I could have taken this up with Netapp support directly but thought to post this question on the community first. Also we bought the shelf from a re-seller for testing.
We plugged the shelf and booted it up but we camt to know there were existing aggregates on the shelf named aggr0 and agg0(1) namely. So we deleted them. Then we assigned all the drives to the controller 1 so that we can create a new aggregate and assign the drives respectively. Once the drives were assigned, we noticed few drives started failing and also the zeroing of few spares did not start as it should be.
When we manually started zeroing the spares, they reach upto 30% zeroing and then the drive moves into the failed state. We waited until the zeroing completed to determine how many drives move into the broken disks list. Then we again "unfailed" the drives and started zeroing the spares again for the left out drives.

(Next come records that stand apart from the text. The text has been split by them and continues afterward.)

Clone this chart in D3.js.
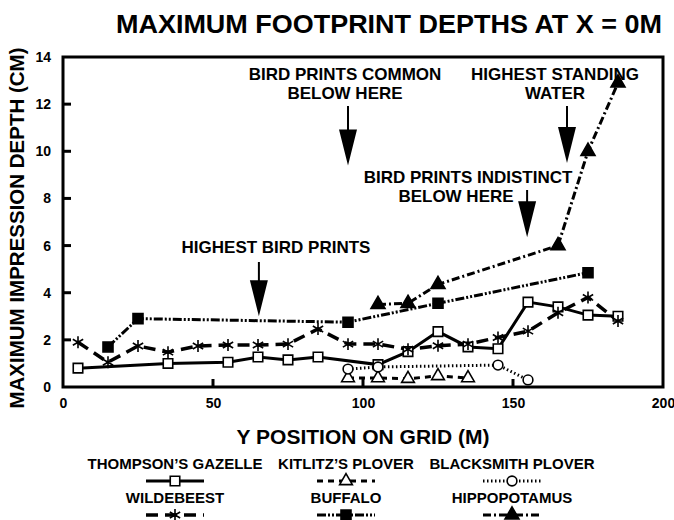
<!DOCTYPE html>
<html>
<head>
<meta charset="utf-8">
<script src="https://cdn.jsdelivr.net/npm/d3@7"></script>
<style>
body { margin: 0; background: #fff; }
text { font-family: "Liberation Sans", Arial, sans-serif; font-weight: bold; fill: #000; }
</style>
</head>
<body>
<div id="chart"></div>
<script>
var width = 674, height = 520
const margin = {top: 57, right: 11, bottom: 132, left: 63}

// values (x = Y position on grid, m ; y = depth, cm)
var gazelleX = [5, 35, 55, 65, 75, 85, 105, 115, 125, 135, 145, 155, 165, 175, 185]
var gazelleY = [0.8, 1.0, 1.05, 1.27, 1.15, 1.27, 0.95, 1.5, 2.35, 1.7, 1.62, 3.6, 3.4, 3.05, 3.0]
var kitlitzX = [95, 105, 115, 125, 135]
var kitlitzY = [0.38, 0.38, 0.35, 0.47, 0.38]
var blacksmithX = [95, 105, 145, 155]
var blacksmithY = [0.76, 0.85, 0.93, 0.3]
var wildebeestX = [5, 15, 25, 35, 45, 55, 65, 75, 85, 95, 105, 115, 125, 135, 145, 155, 165, 175, 185]
var wildebeestY = [1.9, 1.05, 1.74, 1.48, 1.74, 1.78, 1.78, 1.82, 2.46, 1.82, 1.82, 1.6, 1.75, 1.82, 2.1, 2.37, 3.15, 3.8, 2.8]
var buffaloX = [15, 25, 95, 125, 175]
var buffaloY = [1.7, 2.9, 2.75, 3.55, 4.85]
var hippoX = [105, 115, 125, 165, 175, 185]
var hippoY = [3.5, 3.55, 4.35, 6.0, 10.0, 12.9]

var xTicks = [0, 50, 100, 150, 200]
var yTicks = [0, 2, 4, 6, 8, 10, 12, 14]

var series = [
    {name: "THOMPSON\u2019S GAZELLE", x: gazelleX, y: gazelleY, dash: null, sw: 3, sym: d3.symbolSquare, size: 90, fill: "#fff"},
    {name: "KITLITZ\u2019S PLOVER", x: kitlitzX, y: kitlitzY, dash: "6,5", sw: 3, sym: d3.symbolTriangle, size: 70, fill: "#fff"},
    {name: "BLACKSMITH PLOVER", x: blacksmithX, y: blacksmithY, dash: "1.5,2.5", sw: 3, sym: d3.symbolCircle, size: 75, fill: "#fff"},
    {name: "WILDEBEEST", x: wildebeestX, y: wildebeestY, dash: "12,7", sw: 3.5, sym: d3.symbolAsterisk, size: 100, fill: "none"},
    {name: "BUFFALO", x: buffaloX, y: buffaloY, dash: "9,2,2,2,2,2", sw: 3, sym: d3.symbolSquare, size: 100, fill: "#000"},
    {name: "HIPPOPOTAMUS", x: hippoX, y: hippoY, dash: "8,3,2,3", sw: 3, sym: d3.symbolTriangle, size: 85, fill: "#000"}
]

// annotation arrows, tip given in data units, text centres per line
var notes = [
    {lines: ["BIRD PRINTS COMMON", "BELOW HERE"], tx: 95, tip: 9.4, textX: [94, 94], textY: 80, top: 106},
    {lines: ["HIGHEST STANDING", "WATER"], tx: 168, tip: 9.5, textX: [164, 164], textY: 80, top: 106},
    {lines: ["BIRD PRINTS INDISTINCT", "BELOW HERE"], tx: 154.7, tip: 6.35, textX: [135, 131], textY: 183, top: 190},
    {lines: ["HIGHEST BIRD PRINTS"], tx: 65.3, tip: 3.0, textX: [71], textY: 253, top: 262}
]

var svg = d3.select("#chart").append("svg")
    .attr("width", width)
    .attr("height", height)
    .attr("display", "block")

var xScale = d3.scaleLinear().domain([0, 200]).range([margin.left, width - margin.right])
var yScale = d3.scaleLinear().domain([0, 14]).range([height - margin.bottom - 1, margin.top])

// title
svg.append("text")
    .attr("x", 389).attr("y", 33)
    .attr("text-anchor", "middle")
    .attr("textLength", 546).attr("lengthAdjust", "spacingAndGlyphs")
    .style("font-size", "26px")
    .text("MAXIMUM FOOTPRINT DEPTHS AT X = 0M")

// frame
svg.append("rect")
    .attr("x", xScale(0)).attr("y", yScale(14))
    .attr("width", xScale(200) - xScale(0))
    .attr("height", yScale(0) - yScale(14))
    .attr("fill", "none").attr("stroke", "#000").attr("stroke-width", 3)

// axes (ticks inside)
var xAxis = d3.axisBottom(xScale).tickValues(xTicks).tickSize(0).tickPadding(11).tickFormat(d3.format("d"))
var gx = svg.append("g").attr("transform", "translate(0," + yScale(0) + ")").call(xAxis)
gx.select(".domain").remove()
gx.selectAll("text").style("font-size", "14px").attr("fill", "#000")

var yAxis = d3.axisLeft(yScale).tickValues(yTicks).tickSize(0).tickPadding(12).tickFormat(d3.format("d"))
var gy = svg.append("g").attr("transform", "translate(" + xScale(0) + ",0)").call(yAxis)
gy.select(".domain").remove()
gy.selectAll("text").style("font-size", "14px").attr("fill", "#000")

svg.selectAll(".xtick").data([50, 100, 150]).enter().append("line")
    .attr("x1", d => xScale(d)).attr("x2", d => xScale(d))
    .attr("y1", yScale(0)).attr("y2", yScale(0) - 8)
    .attr("stroke", "#000").attr("stroke-width", 3)
svg.selectAll(".ytick").data(yTicks.slice(1, -1)).enter().append("line")
    .attr("x1", xScale(0)).attr("x2", xScale(0) + 8)
    .attr("y1", d => yScale(d)).attr("y2", d => yScale(d))
    .attr("stroke", "#000").attr("stroke-width", 3)

// axis titles
svg.append("text")
    .attr("x", (xScale(0) + xScale(200)) / 2).attr("y", 444)
    .attr("text-anchor", "middle")
    .style("font-size", "21px")
    .text("Y POSITION ON GRID (M)")
svg.append("text")
    .attr("transform", "translate(24," + 228 + ") rotate(-90)")
    .attr("text-anchor", "middle")
    .style("font-size", "20.5px")
    .text("MAXIMUM IMPRESSION DEPTH (CM)")

// series
var line = d3.line().x(d => xScale(d[0])).y(d => yScale(d[1]))
series.forEach(function(s) {
    var pts = s.x.map((v, i) => [v, s.y[i]])
    svg.append("path")
        .attr("d", line(pts))
        .attr("fill", "none").attr("stroke", "#000")
        .attr("stroke-width", s.sw)
        .attr("stroke-dasharray", s.dash)
    s.pts = pts
})
series.forEach(function(s) {
    svg.selectAll(null).data(s.pts).enter().append("path")
        .attr("transform", d => "translate(" + xScale(d[0]) + "," + yScale(d[1]) + ")")
        .attr("d", d3.symbol().type(s.sym).size(s.size))
        .attr("fill", s.fill).attr("stroke", "#000").attr("stroke-width", 1.6)
})

// annotations
notes.forEach(function(n) {
    var t = svg.append("text")
        .attr("text-anchor", "middle")
        .style("font-size", "17px")
    n.lines.forEach(function(l, i) {
        t.append("tspan").attr("x", xScale(n.textX[i])).attr("y", n.textY + i * 19).text(l)
    })
    var ax = xScale(n.tx), tipY = yScale(n.tip)
    svg.append("line")
        .attr("x1", ax).attr("x2", ax).attr("y1", n.top).attr("y2", tipY - 30)
        .attr("stroke", "#000").attr("stroke-width", 2)
    svg.append("path")
        .attr("d", "M" + (ax - 9) + "," + (tipY - 36) + "L" + (ax + 9) + "," + (tipY - 36) + "L" + ax + "," + tipY + "Z")
        .attr("fill", "#000")
})

// legend
var legendCols = [175, 346, 512]
var legendRows = [469, 503]
series.forEach(function(s, i) {
    var cx = legendCols[i % 3], ry = legendRows[Math.floor(i / 3)]
    svg.append("text")
        .attr("x", cx).attr("y", ry)
        .attr("text-anchor", "middle")
        .style("font-size", "15px")
        .text(s.name)
    svg.append("line")
        .attr("x1", cx - 29).attr("x2", cx + 29)
        .attr("y1", ry + 12).attr("y2", ry + 12)
        .attr("stroke", "#000").attr("stroke-width", s.sw)
        .attr("stroke-dasharray", s.dash)
    svg.append("path")
        .attr("transform", "translate(" + cx + "," + (ry + 12) + ")")
        .attr("d", d3.symbol().type(s.sym).size(s.size))
        .attr("fill", s.fill).attr("stroke", "#000").attr("stroke-width", 1.6)
})
</script>
</body>
</html>
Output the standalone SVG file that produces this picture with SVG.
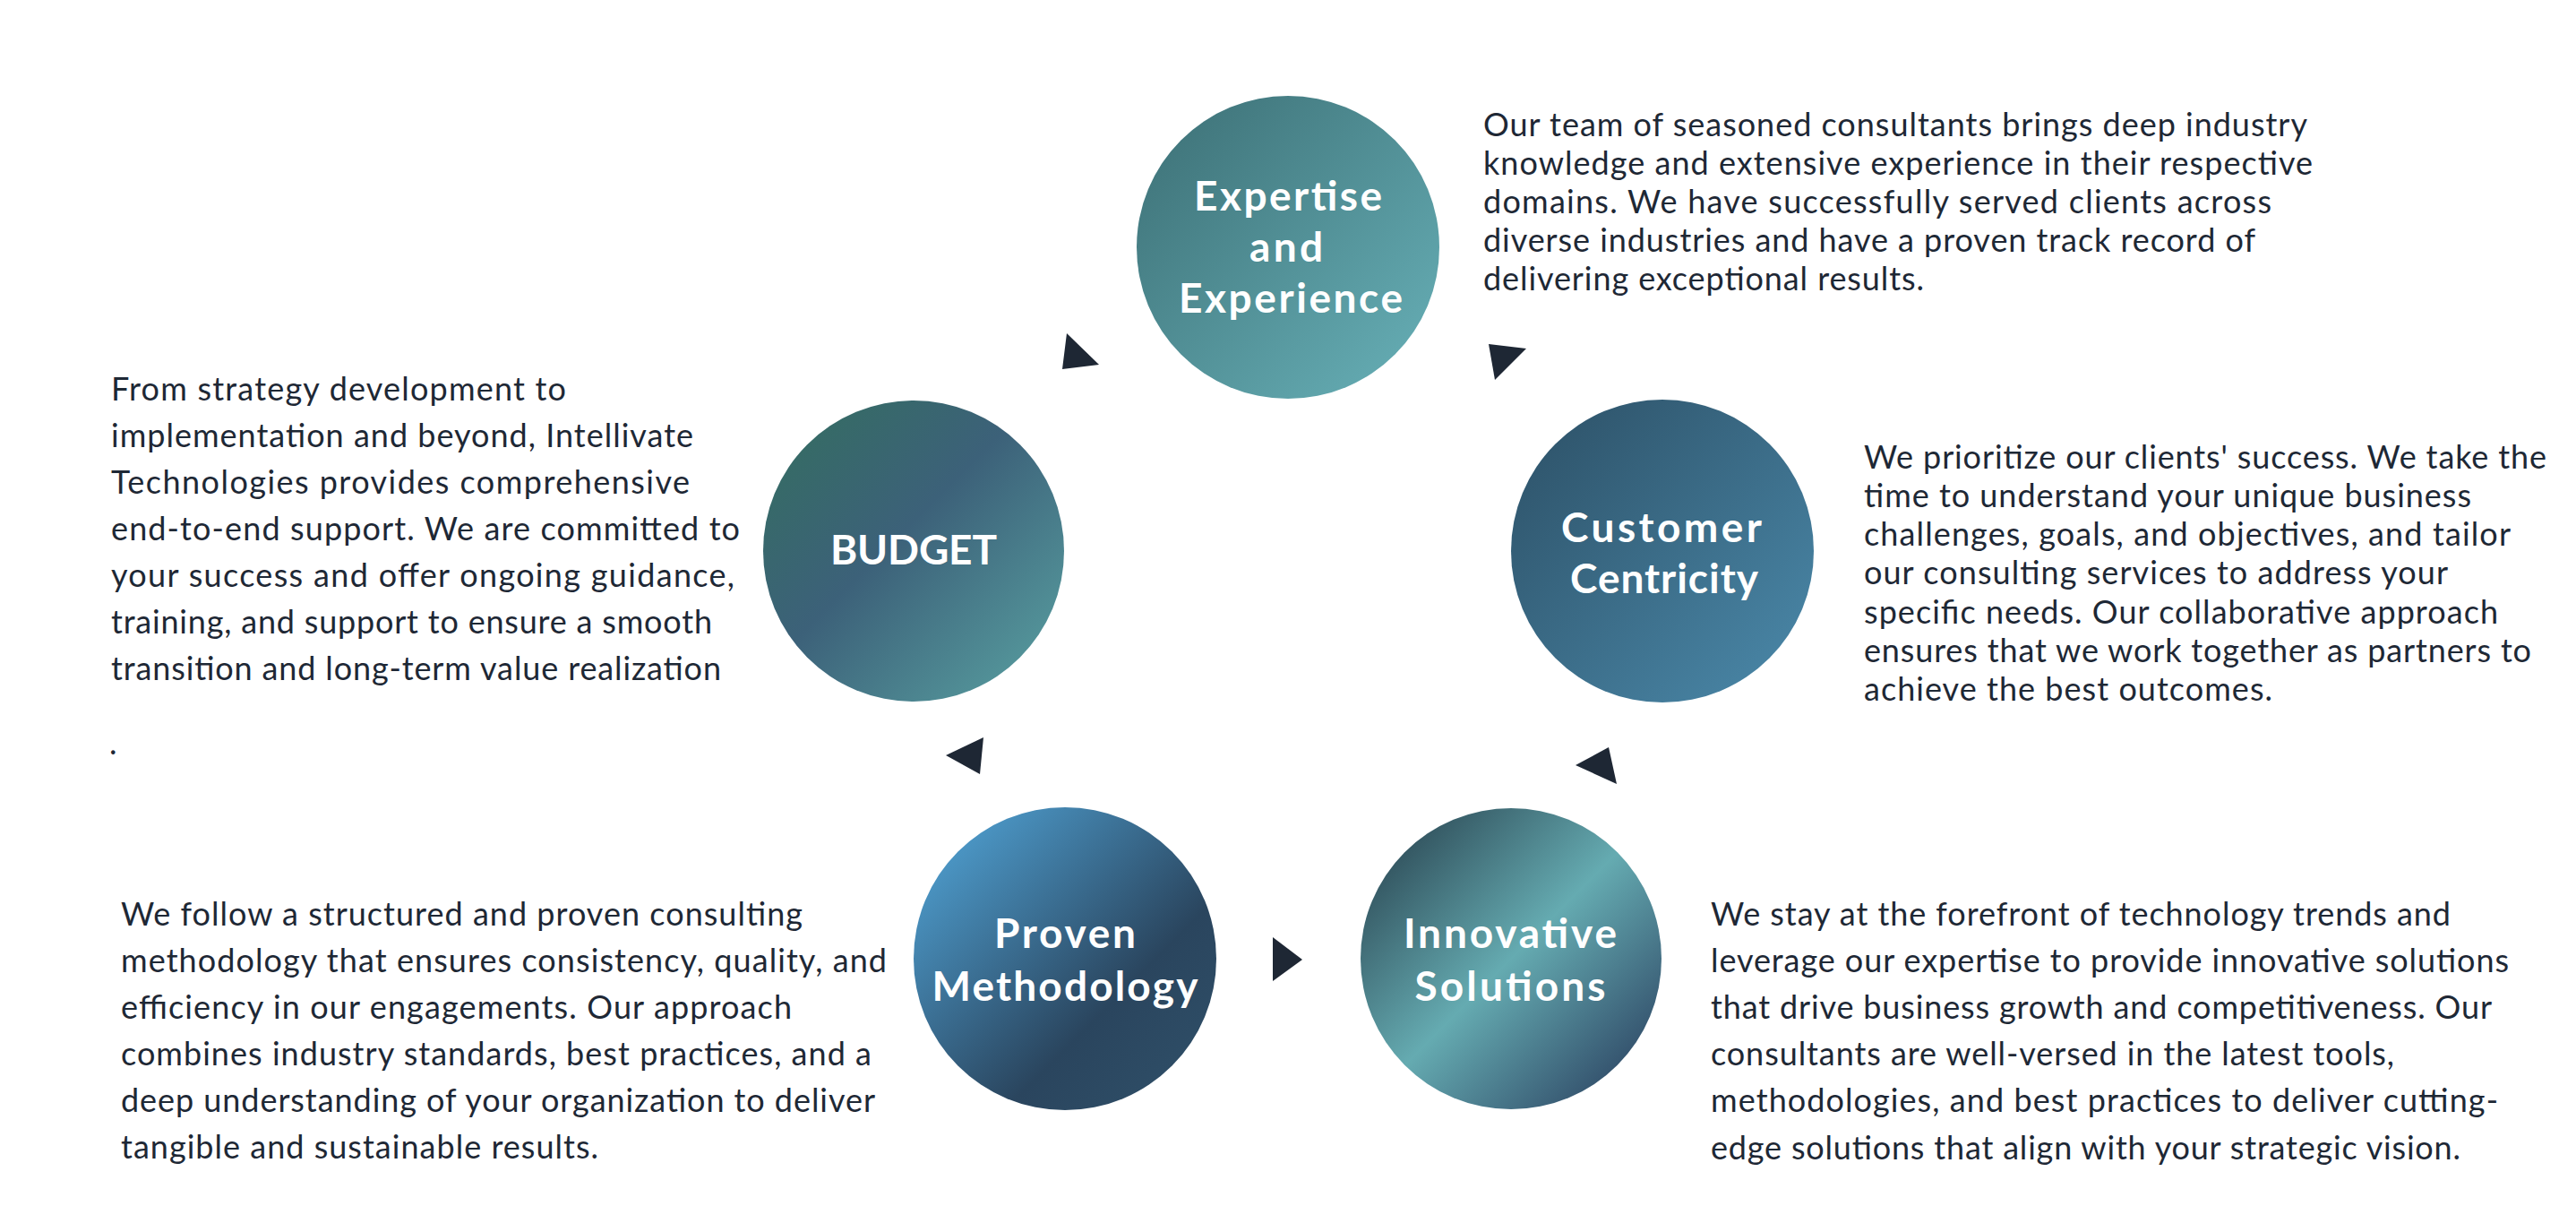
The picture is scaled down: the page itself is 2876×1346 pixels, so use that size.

To be noted, if any drive is really faulty, it should not be "unfailing" when we try to unfail it. (Am not 100% sure if this is correct). So I got the below output of how things look at my end.
========================================== Output from "environment status shelf": ==========================================
Channel: 0a Shelf: 22 SES device path: local access: 0b.22.99 Module type: IOM3; monitoring is active Shelf status: normal condition SES Configuration, shelf 22: logical identifier=0x50050cc10200646f vendor identification=NETAPP product identification=DS4243 product revision level=0172 Vendor-specific information: Product Serial Number: xxxxxxxxxxxxxxxx Status reads attempted: 118258; failed: 0 Control writes attempted: 553; failed: 0 Shelf bays with disk devices installed: 23, 22, 21, 20, 19, 18, 17, 16, 15, 14, 13, 12, 11, 10, 9, 8, 7, 6, 5, 4, 3, 2, 1, 0 with error: none
Would be thankful if you can please share some thoughts / suggestions regarding this issue. I suspect the drives are really not faulty but there is something happening in the background which is causing this issue.